■ **What the task asks**: Repeat, exactly and completely, the material that follows. Omit the pictures.

■ **Supplied material**:
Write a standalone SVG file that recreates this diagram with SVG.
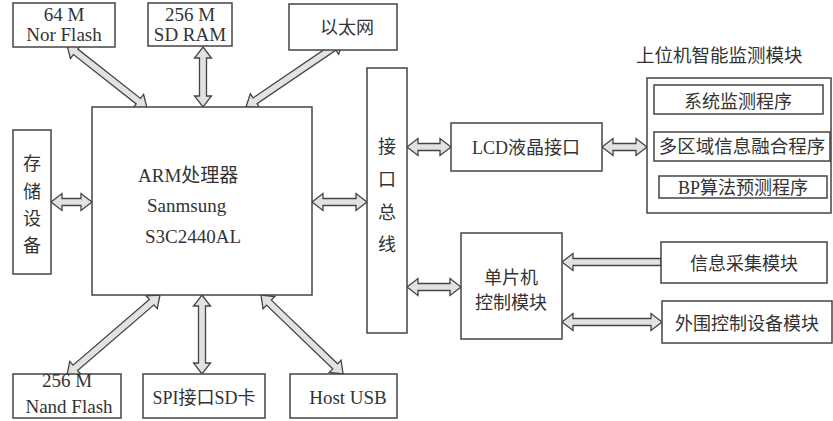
<svg xmlns="http://www.w3.org/2000/svg" width="833" height="421" viewBox="0 0 833 421">
<style>
.box{fill:#fff;stroke:#444;stroke-width:1.5}
.t{font-family:"Liberation Serif","Noto Sans CJK SC",serif;font-size:18px;fill:#333}
.l{font-size:19px}
.c{text-anchor:middle}
.arr{fill:#e2e2e2;stroke:#444;stroke-width:1.3;stroke-linejoin:miter}
</style>
<rect width="833" height="421" fill="#fff"/>
<g id="connectors">
<path class="arr" transform="translate(67,45) rotate(38.2)" d="M0,0 L11,-8.5 L11,-3.5 L90.8,-3.5 L90.8,-8.5 L101.8,0 L90.8,8.5 L90.8,3.5 L11,3.5 L11,8.5 Z"/>
<path class="arr" transform="translate(203,47) rotate(90)" d="M0,0 L11,-8.5 L11,-3.5 L49,-3.5 L49,-8.5 L60,0 L49,8.5 L49,3.5 L11,3.5 L11,8.5 Z"/>
<path class="arr" transform="translate(246,107) rotate(-34.2)" d="M0,0 L11,-8.5 L11,-3.5 L106.3,-3.5 L106.3,-8.5 L117.3,0 L106.3,8.5 L106.3,3.5 L11,3.5 L11,8.5 Z"/>
<path class="arr" transform="translate(51,202)" d="M0,0 L11,-8.5 L11,-3.5 L30,-3.5 L30,-8.5 L41,0 L30,8.5 L30,3.5 L11,3.5 L11,8.5 Z"/>
<path class="arr" transform="translate(312,202)" d="M0,0 L11,-8.5 L11,-3.5 L44,-3.5 L44,-8.5 L55,0 L44,8.5 L44,3.5 L11,3.5 L11,8.5 Z"/>
<path class="arr" transform="translate(407,147)" d="M0,0 L11,-8.5 L11,-3.5 L33,-3.5 L33,-8.5 L44,0 L33,8.5 L33,3.5 L11,3.5 L11,8.5 Z"/>
<path class="arr" transform="translate(602,147)" d="M0,0 L11,-8.5 L11,-3.5 L34,-3.5 L34,-8.5 L45,0 L34,8.5 L34,3.5 L11,3.5 L11,8.5 Z"/>
<path class="arr" transform="translate(407,287)" d="M0,0 L11,-8.5 L11,-3.5 L43,-3.5 L43,-8.5 L54,0 L43,8.5 L43,3.5 L11,3.5 L11,8.5 Z"/>
<path class="arr" transform="translate(562,262)" d="M0,0 L11,-8.5 L11,-3.5 L99,-3.5 L99,3.5 L11,3.5 L11,8.5 Z"/>
<path class="arr" transform="translate(562,322)" d="M0,0 L11,-8.5 L11,-3.5 L89,-3.5 L89,-8.5 L100,0 L89,8.5 L89,3.5 L11,3.5 L11,8.5 Z"/>
<path class="arr" transform="translate(160,295) rotate(139.3)" d="M0,0 L11,-8.5 L11,-3.5 L111.7,-3.5 L111.7,-8.5 L122.7,0 L111.7,8.5 L111.7,3.5 L11,3.5 L11,8.5 Z"/>
<path class="arr" transform="translate(202,295) rotate(90)" d="M0,0 L11,-8.5 L11,-3.5 L68,-3.5 L68,-8.5 L79,0 L68,8.5 L68,3.5 L11,3.5 L11,8.5 Z"/>
<path class="arr" transform="translate(261,295) rotate(43.9)" d="M0,0 L11,-8.5 L11,-3.5 L102.9,-3.5 L102.9,-8.5 L113.9,0 L102.9,8.5 L102.9,3.5 L11,3.5 L11,8.5 Z"/>
</g>
<g id="norflash"><rect class="box" x="13" y="3" width="102" height="44"/><text class="t l c" x="64" y="21">64 M</text><text class="t l c" x="64" y="41">Nor Flash</text></g>
<g id="sdram"><rect class="box" x="148" y="3" width="84" height="43"/><text class="t l c" x="190" y="21">256 M</text><text class="t l c" x="190" y="41">SD RAM</text></g>
<g id="ethernet"><rect class="box" x="289" y="4" width="108" height="46"/><text class="t c" x="347" y="34">以太网</text></g>
<g id="arm"><rect class="box" x="92" y="107" width="220" height="188"/><text class="t l" x="138" y="182">ARM处理器</text><text class="t l" x="147" y="212">Sanmsung</text><text class="t l" x="145" y="243">S3C2440AL</text></g>
<g id="storage"><rect class="box" x="13" y="130" width="38" height="144"/><text class="t c" x="32" y="170">存</text><text class="t c" x="32" y="198">储</text><text class="t c" x="32" y="225">设</text><text class="t c" x="32" y="252">备</text></g>
<g id="bus"><rect class="box" x="367" y="68" width="40" height="265"/><text class="t c" x="387" y="153">接</text><text class="t c" x="387" y="186">口</text><text class="t c" x="387" y="219">总</text><text class="t c" x="387" y="251">线</text></g>
<g id="nandflash"><rect class="box" x="13" y="374" width="108" height="44"/><text class="t l c" x="67" y="387">256 M</text><text class="t l c" x="69" y="413">Nand Flash</text></g>
<g id="spisd"><rect class="box" x="143" y="374" width="122" height="44"/><text class="t c" x="204" y="404">SPI接口SD卡</text></g>
<g id="hostusb"><rect class="box" x="290" y="374" width="107" height="44"/><text class="t l c" x="348" y="404">Host USB</text></g>
<g id="lcd"><rect class="box" x="451" y="123" width="151" height="48"/><text class="t c" x="526" y="154">LCD液晶接口</text></g>
<g id="monitor"><text class="t" x="636" y="62" style="font-size:18.5px">上位机智能监测模块</text><rect class="box" x="647" y="78" width="184" height="135"/>
<rect class="box" x="654" y="85" width="169" height="29"/><text class="t c" x="738" y="108">系统监测程序</text>
<rect class="box" x="654" y="132" width="176" height="29"/><text class="t c" x="742" y="153" style="font-size:18.5px">多区域信息融合程序</text>
<rect class="box" x="659" y="176" width="168" height="22"/><text class="t c" x="743" y="194">BP算法预测程序</text></g>
<g id="mcu"><rect class="box" x="461" y="233" width="101" height="106"/><text class="t c" x="511" y="284">单片机</text><text class="t c" x="511" y="309">控制模块</text></g>
<g id="collect"><rect class="box" x="661" y="242" width="166" height="41"/><text class="t c" x="744" y="270">信息采集模块</text></g>
<g id="periph"><rect class="box" x="662" y="301" width="170" height="42"/><text class="t c" x="747" y="330">外围控制设备模块</text></g>
</svg>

■ **Answer to this problem**:
Write a standalone SVG file that recreates this diagram with SVG.
<svg xmlns="http://www.w3.org/2000/svg" width="833" height="421" viewBox="0 0 833 421">
<style>
.box{fill:#fff;stroke:#444;stroke-width:1.5}
.t{font-family:"Liberation Serif","Noto Sans CJK SC",serif;font-size:18px;fill:#333}
.l{font-size:19px}
.c{text-anchor:middle}
.arr{fill:#e2e2e2;stroke:#444;stroke-width:1.3;stroke-linejoin:miter}
</style>
<rect width="833" height="421" fill="#fff"/>
<g id="connectors">
<path class="arr" transform="translate(67,45) rotate(38.2)" d="M0,0 L11,-8.5 L11,-3.5 L90.8,-3.5 L90.8,-8.5 L101.8,0 L90.8,8.5 L90.8,3.5 L11,3.5 L11,8.5 Z"/>
<path class="arr" transform="translate(203,47) rotate(90)" d="M0,0 L11,-8.5 L11,-3.5 L49,-3.5 L49,-8.5 L60,0 L49,8.5 L49,3.5 L11,3.5 L11,8.5 Z"/>
<path class="arr" transform="translate(246,107) rotate(-34.2)" d="M0,0 L11,-8.5 L11,-3.5 L106.3,-3.5 L106.3,-8.5 L117.3,0 L106.3,8.5 L106.3,3.5 L11,3.5 L11,8.5 Z"/>
<path class="arr" transform="translate(51,202)" d="M0,0 L11,-8.5 L11,-3.5 L30,-3.5 L30,-8.5 L41,0 L30,8.5 L30,3.5 L11,3.5 L11,8.5 Z"/>
<path class="arr" transform="translate(312,202)" d="M0,0 L11,-8.5 L11,-3.5 L44,-3.5 L44,-8.5 L55,0 L44,8.5 L44,3.5 L11,3.5 L11,8.5 Z"/>
<path class="arr" transform="translate(407,147)" d="M0,0 L11,-8.5 L11,-3.5 L33,-3.5 L33,-8.5 L44,0 L33,8.5 L33,3.5 L11,3.5 L11,8.5 Z"/>
<path class="arr" transform="translate(602,147)" d="M0,0 L11,-8.5 L11,-3.5 L34,-3.5 L34,-8.5 L45,0 L34,8.5 L34,3.5 L11,3.5 L11,8.5 Z"/>
<path class="arr" transform="translate(407,287)" d="M0,0 L11,-8.5 L11,-3.5 L43,-3.5 L43,-8.5 L54,0 L43,8.5 L43,3.5 L11,3.5 L11,8.5 Z"/>
<path class="arr" transform="translate(562,262)" d="M0,0 L11,-8.5 L11,-3.5 L99,-3.5 L99,3.5 L11,3.5 L11,8.5 Z"/>
<path class="arr" transform="translate(562,322)" d="M0,0 L11,-8.5 L11,-3.5 L89,-3.5 L89,-8.5 L100,0 L89,8.5 L89,3.5 L11,3.5 L11,8.5 Z"/>
<path class="arr" transform="translate(160,295) rotate(139.3)" d="M0,0 L11,-8.5 L11,-3.5 L111.7,-3.5 L111.7,-8.5 L122.7,0 L111.7,8.5 L111.7,3.5 L11,3.5 L11,8.5 Z"/>
<path class="arr" transform="translate(202,295) rotate(90)" d="M0,0 L11,-8.5 L11,-3.5 L68,-3.5 L68,-8.5 L79,0 L68,8.5 L68,3.5 L11,3.5 L11,8.5 Z"/>
<path class="arr" transform="translate(261,295) rotate(43.9)" d="M0,0 L11,-8.5 L11,-3.5 L102.9,-3.5 L102.9,-8.5 L113.9,0 L102.9,8.5 L102.9,3.5 L11,3.5 L11,8.5 Z"/>
</g>
<g id="norflash"><rect class="box" x="13" y="3" width="102" height="44"/><text class="t l c" x="64" y="21">64 M</text><text class="t l c" x="64" y="41">Nor Flash</text></g>
<g id="sdram"><rect class="box" x="148" y="3" width="84" height="43"/><text class="t l c" x="190" y="21">256 M</text><text class="t l c" x="190" y="41">SD RAM</text></g>
<g id="ethernet"><rect class="box" x="289" y="4" width="108" height="46"/><text class="t c" x="347" y="34">以太网</text></g>
<g id="arm"><rect class="box" x="92" y="107" width="220" height="188"/><text class="t l" x="138" y="182">ARM处理器</text><text class="t l" x="147" y="212">Sanmsung</text><text class="t l" x="145" y="243">S3C2440AL</text></g>
<g id="storage"><rect class="box" x="13" y="130" width="38" height="144"/><text class="t c" x="32" y="170">存</text><text class="t c" x="32" y="198">储</text><text class="t c" x="32" y="225">设</text><text class="t c" x="32" y="252">备</text></g>
<g id="bus"><rect class="box" x="367" y="68" width="40" height="265"/><text class="t c" x="387" y="153">接</text><text class="t c" x="387" y="186">口</text><text class="t c" x="387" y="219">总</text><text class="t c" x="387" y="251">线</text></g>
<g id="nandflash"><rect class="box" x="13" y="374" width="108" height="44"/><text class="t l c" x="67" y="387">256 M</text><text class="t l c" x="69" y="413">Nand Flash</text></g>
<g id="spisd"><rect class="box" x="143" y="374" width="122" height="44"/><text class="t c" x="204" y="404">SPI接口SD卡</text></g>
<g id="hostusb"><rect class="box" x="290" y="374" width="107" height="44"/><text class="t l c" x="348" y="404">Host USB</text></g>
<g id="lcd"><rect class="box" x="451" y="123" width="151" height="48"/><text class="t c" x="526" y="154">LCD液晶接口</text></g>
<g id="monitor"><text class="t" x="636" y="62" style="font-size:18.5px">上位机智能监测模块</text><rect class="box" x="647" y="78" width="184" height="135"/>
<rect class="box" x="654" y="85" width="169" height="29"/><text class="t c" x="738" y="108">系统监测程序</text>
<rect class="box" x="654" y="132" width="176" height="29"/><text class="t c" x="742" y="153" style="font-size:18.5px">多区域信息融合程序</text>
<rect class="box" x="659" y="176" width="168" height="22"/><text class="t c" x="743" y="194">BP算法预测程序</text></g>
<g id="mcu"><rect class="box" x="461" y="233" width="101" height="106"/><text class="t c" x="511" y="284">单片机</text><text class="t c" x="511" y="309">控制模块</text></g>
<g id="collect"><rect class="box" x="661" y="242" width="166" height="41"/><text class="t c" x="744" y="270">信息采集模块</text></g>
<g id="periph"><rect class="box" x="662" y="301" width="170" height="42"/><text class="t c" x="747" y="330">外围控制设备模块</text></g>
</svg>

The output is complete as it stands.